Under the corpus linguistics method, snorkeling—which is not a rule-based competition—should not be interpreted as a “sport.” The court, in that case, got it right; but for the wrong reason. Had the court truly relied on dictionaries and then applied the “susceptible to more than one meaning” test for ambiguity, it would have concluded that “sport” is ambiguous and either demanded additional evidence or applied the contra-proferentem tie breaker. Instead, with corpus linguistics interpretation, the court would reach an unambiguous definitive interpretation.

Corpus linguistics, Mouritsen shows, can also help identify circumstances where a specialized or less common meaning is likely intended—again, without lengthy legal proceeding over the credibility of extrinsic evidence.

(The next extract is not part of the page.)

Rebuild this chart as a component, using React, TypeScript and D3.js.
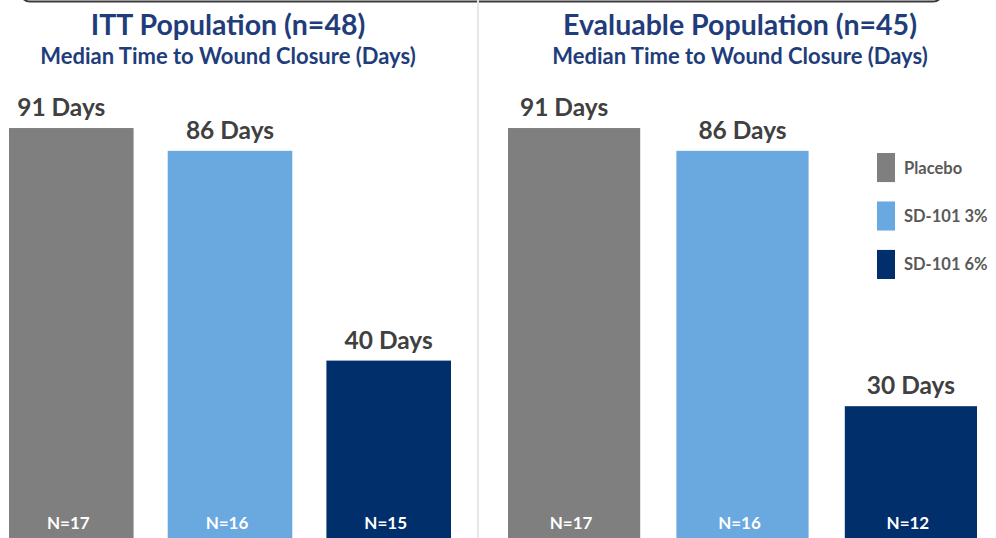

While corpus linguistics deploys rigorous tools and large databases to identify common meaning of language, it is of course not free from various subjective judgments. Which corpus to use? How to interpret the co-occurring words? But these determinations are done in an explicit and systematic manner, no longer fudged in the cognitive depths of judicial intuition. The time has come for courts to give data-driven interpretation methods their deserved attention.